[BEGIN AVAILABLE DATA]
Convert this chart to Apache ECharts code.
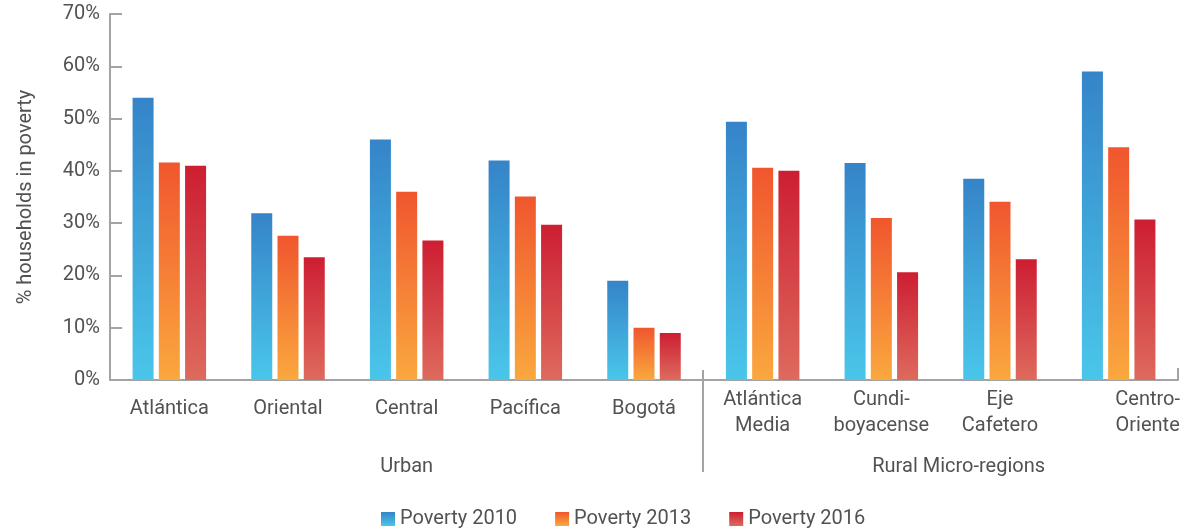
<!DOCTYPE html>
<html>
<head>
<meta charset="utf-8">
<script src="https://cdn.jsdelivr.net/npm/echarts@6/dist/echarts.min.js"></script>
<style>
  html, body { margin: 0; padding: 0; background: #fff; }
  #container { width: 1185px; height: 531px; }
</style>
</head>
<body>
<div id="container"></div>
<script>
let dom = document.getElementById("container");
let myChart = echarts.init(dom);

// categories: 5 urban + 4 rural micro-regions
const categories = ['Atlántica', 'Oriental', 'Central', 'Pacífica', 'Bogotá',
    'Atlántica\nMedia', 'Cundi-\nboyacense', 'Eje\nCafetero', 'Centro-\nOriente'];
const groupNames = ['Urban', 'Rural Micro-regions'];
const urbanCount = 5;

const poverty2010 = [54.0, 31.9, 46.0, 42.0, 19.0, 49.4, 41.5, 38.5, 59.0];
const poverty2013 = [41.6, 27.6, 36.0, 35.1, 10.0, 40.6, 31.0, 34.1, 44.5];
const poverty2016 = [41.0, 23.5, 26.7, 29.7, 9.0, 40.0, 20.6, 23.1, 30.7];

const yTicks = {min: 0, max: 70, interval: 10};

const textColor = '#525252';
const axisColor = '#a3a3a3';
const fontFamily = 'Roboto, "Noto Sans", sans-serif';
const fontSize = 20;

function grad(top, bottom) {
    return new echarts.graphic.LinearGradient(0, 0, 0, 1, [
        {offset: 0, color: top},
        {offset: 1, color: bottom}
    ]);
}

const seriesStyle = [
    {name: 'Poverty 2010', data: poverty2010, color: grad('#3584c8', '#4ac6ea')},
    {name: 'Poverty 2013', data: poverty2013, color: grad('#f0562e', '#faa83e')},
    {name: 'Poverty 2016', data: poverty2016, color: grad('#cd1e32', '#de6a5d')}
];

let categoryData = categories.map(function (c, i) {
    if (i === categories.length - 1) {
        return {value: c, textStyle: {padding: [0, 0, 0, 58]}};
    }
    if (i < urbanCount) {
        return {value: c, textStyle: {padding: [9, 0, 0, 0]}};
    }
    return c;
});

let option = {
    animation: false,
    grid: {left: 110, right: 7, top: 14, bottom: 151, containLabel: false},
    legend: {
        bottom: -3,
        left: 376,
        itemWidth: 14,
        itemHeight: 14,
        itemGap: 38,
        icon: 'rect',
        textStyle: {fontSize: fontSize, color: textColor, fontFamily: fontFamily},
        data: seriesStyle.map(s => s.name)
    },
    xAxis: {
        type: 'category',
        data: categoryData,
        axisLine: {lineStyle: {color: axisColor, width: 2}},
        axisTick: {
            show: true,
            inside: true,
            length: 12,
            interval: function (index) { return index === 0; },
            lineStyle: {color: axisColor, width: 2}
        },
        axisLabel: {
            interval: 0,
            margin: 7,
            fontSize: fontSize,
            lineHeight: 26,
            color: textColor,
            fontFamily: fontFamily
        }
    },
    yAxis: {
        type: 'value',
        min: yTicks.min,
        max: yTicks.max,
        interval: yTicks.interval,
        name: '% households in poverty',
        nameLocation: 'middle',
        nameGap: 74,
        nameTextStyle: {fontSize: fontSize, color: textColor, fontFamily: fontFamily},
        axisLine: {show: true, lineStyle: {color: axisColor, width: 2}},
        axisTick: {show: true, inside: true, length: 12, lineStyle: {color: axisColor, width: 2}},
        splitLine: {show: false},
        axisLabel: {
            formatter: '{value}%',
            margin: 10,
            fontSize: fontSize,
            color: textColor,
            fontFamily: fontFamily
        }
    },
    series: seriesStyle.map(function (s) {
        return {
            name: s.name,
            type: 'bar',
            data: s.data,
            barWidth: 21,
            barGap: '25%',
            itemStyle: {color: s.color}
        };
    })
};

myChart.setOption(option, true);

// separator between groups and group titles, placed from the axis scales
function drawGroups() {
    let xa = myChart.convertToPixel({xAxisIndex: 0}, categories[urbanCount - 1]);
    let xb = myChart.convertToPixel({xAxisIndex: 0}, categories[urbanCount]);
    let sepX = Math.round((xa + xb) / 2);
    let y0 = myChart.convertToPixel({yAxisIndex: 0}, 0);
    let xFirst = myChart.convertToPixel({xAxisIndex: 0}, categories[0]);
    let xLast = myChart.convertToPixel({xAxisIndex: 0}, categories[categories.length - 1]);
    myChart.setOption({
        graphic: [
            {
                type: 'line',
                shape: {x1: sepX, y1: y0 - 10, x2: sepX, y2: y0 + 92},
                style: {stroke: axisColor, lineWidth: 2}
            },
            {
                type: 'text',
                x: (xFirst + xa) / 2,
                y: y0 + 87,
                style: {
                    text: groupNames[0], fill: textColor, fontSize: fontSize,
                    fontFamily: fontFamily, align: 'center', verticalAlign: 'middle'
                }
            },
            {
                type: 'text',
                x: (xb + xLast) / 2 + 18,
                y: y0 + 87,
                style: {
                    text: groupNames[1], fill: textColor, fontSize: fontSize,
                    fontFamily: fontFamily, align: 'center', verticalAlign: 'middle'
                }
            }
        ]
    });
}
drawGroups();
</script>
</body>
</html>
[END AVAILABLE DATA]
- _SHORT TASK_:
Leave out all pictures, then copy the remaining material exactly.

- _EXERCISE ANSWER_:
Convert this chart to Apache ECharts code.
<!DOCTYPE html>
<html>
<head>
<meta charset="utf-8">
<script src="https://cdn.jsdelivr.net/npm/echarts@6/dist/echarts.min.js"></script>
<style>
  html, body { margin: 0; padding: 0; background: #fff; }
  #container { width: 1185px; height: 531px; }
</style>
</head>
<body>
<div id="container"></div>
<script>
let dom = document.getElementById("container");
let myChart = echarts.init(dom);

// categories: 5 urban + 4 rural micro-regions
const categories = ['Atlántica', 'Oriental', 'Central', 'Pacífica', 'Bogotá',
    'Atlántica\nMedia', 'Cundi-\nboyacense', 'Eje\nCafetero', 'Centro-\nOriente'];
const groupNames = ['Urban', 'Rural Micro-regions'];
const urbanCount = 5;

const poverty2010 = [54.0, 31.9, 46.0, 42.0, 19.0, 49.4, 41.5, 38.5, 59.0];
const poverty2013 = [41.6, 27.6, 36.0, 35.1, 10.0, 40.6, 31.0, 34.1, 44.5];
const poverty2016 = [41.0, 23.5, 26.7, 29.7, 9.0, 40.0, 20.6, 23.1, 30.7];

const yTicks = {min: 0, max: 70, interval: 10};

const textColor = '#525252';
const axisColor = '#a3a3a3';
const fontFamily = 'Roboto, "Noto Sans", sans-serif';
const fontSize = 20;

function grad(top, bottom) {
    return new echarts.graphic.LinearGradient(0, 0, 0, 1, [
        {offset: 0, color: top},
        {offset: 1, color: bottom}
    ]);
}

const seriesStyle = [
    {name: 'Poverty 2010', data: poverty2010, color: grad('#3584c8', '#4ac6ea')},
    {name: 'Poverty 2013', data: poverty2013, color: grad('#f0562e', '#faa83e')},
    {name: 'Poverty 2016', data: poverty2016, color: grad('#cd1e32', '#de6a5d')}
];

let categoryData = categories.map(function (c, i) {
    if (i === categories.length - 1) {
        return {value: c, textStyle: {padding: [0, 0, 0, 58]}};
    }
    if (i < urbanCount) {
        return {value: c, textStyle: {padding: [9, 0, 0, 0]}};
    }
    return c;
});

let option = {
    animation: false,
    grid: {left: 110, right: 7, top: 14, bottom: 151, containLabel: false},
    legend: {
        bottom: -3,
        left: 376,
        itemWidth: 14,
        itemHeight: 14,
        itemGap: 38,
        icon: 'rect',
        textStyle: {fontSize: fontSize, color: textColor, fontFamily: fontFamily},
        data: seriesStyle.map(s => s.name)
    },
    xAxis: {
        type: 'category',
        data: categoryData,
        axisLine: {lineStyle: {color: axisColor, width: 2}},
        axisTick: {
            show: true,
            inside: true,
            length: 12,
            interval: function (index) { return index === 0; },
            lineStyle: {color: axisColor, width: 2}
        },
        axisLabel: {
            interval: 0,
            margin: 7,
            fontSize: fontSize,
            lineHeight: 26,
            color: textColor,
            fontFamily: fontFamily
        }
    },
    yAxis: {
        type: 'value',
        min: yTicks.min,
        max: yTicks.max,
        interval: yTicks.interval,
        name: '% households in poverty',
        nameLocation: 'middle',
        nameGap: 74,
        nameTextStyle: {fontSize: fontSize, color: textColor, fontFamily: fontFamily},
        axisLine: {show: true, lineStyle: {color: axisColor, width: 2}},
        axisTick: {show: true, inside: true, length: 12, lineStyle: {color: axisColor, width: 2}},
        splitLine: {show: false},
        axisLabel: {
            formatter: '{value}%',
            margin: 10,
            fontSize: fontSize,
            color: textColor,
            fontFamily: fontFamily
        }
    },
    series: seriesStyle.map(function (s) {
        return {
            name: s.name,
            type: 'bar',
            data: s.data,
            barWidth: 21,
            barGap: '25%',
            itemStyle: {color: s.color}
        };
    })
};

myChart.setOption(option, true);

// separator between groups and group titles, placed from the axis scales
function drawGroups() {
    let xa = myChart.convertToPixel({xAxisIndex: 0}, categories[urbanCount - 1]);
    let xb = myChart.convertToPixel({xAxisIndex: 0}, categories[urbanCount]);
    let sepX = Math.round((xa + xb) / 2);
    let y0 = myChart.convertToPixel({yAxisIndex: 0}, 0);
    let xFirst = myChart.convertToPixel({xAxisIndex: 0}, categories[0]);
    let xLast = myChart.convertToPixel({xAxisIndex: 0}, categories[categories.length - 1]);
    myChart.setOption({
        graphic: [
            {
                type: 'line',
                shape: {x1: sepX, y1: y0 - 10, x2: sepX, y2: y0 + 92},
                style: {stroke: axisColor, lineWidth: 2}
            },
            {
                type: 'text',
                x: (xFirst + xa) / 2,
                y: y0 + 87,
                style: {
                    text: groupNames[0], fill: textColor, fontSize: fontSize,
                    fontFamily: fontFamily, align: 'center', verticalAlign: 'middle'
                }
            },
            {
                type: 'text',
                x: (xb + xLast) / 2 + 18,
                y: y0 + 87,
                style: {
                    text: groupNames[1], fill: textColor, fontSize: fontSize,
                    fontFamily: fontFamily, align: 'center', verticalAlign: 'middle'
                }
            }
        ]
    });
}
drawGroups();
</script>
</body>
</html>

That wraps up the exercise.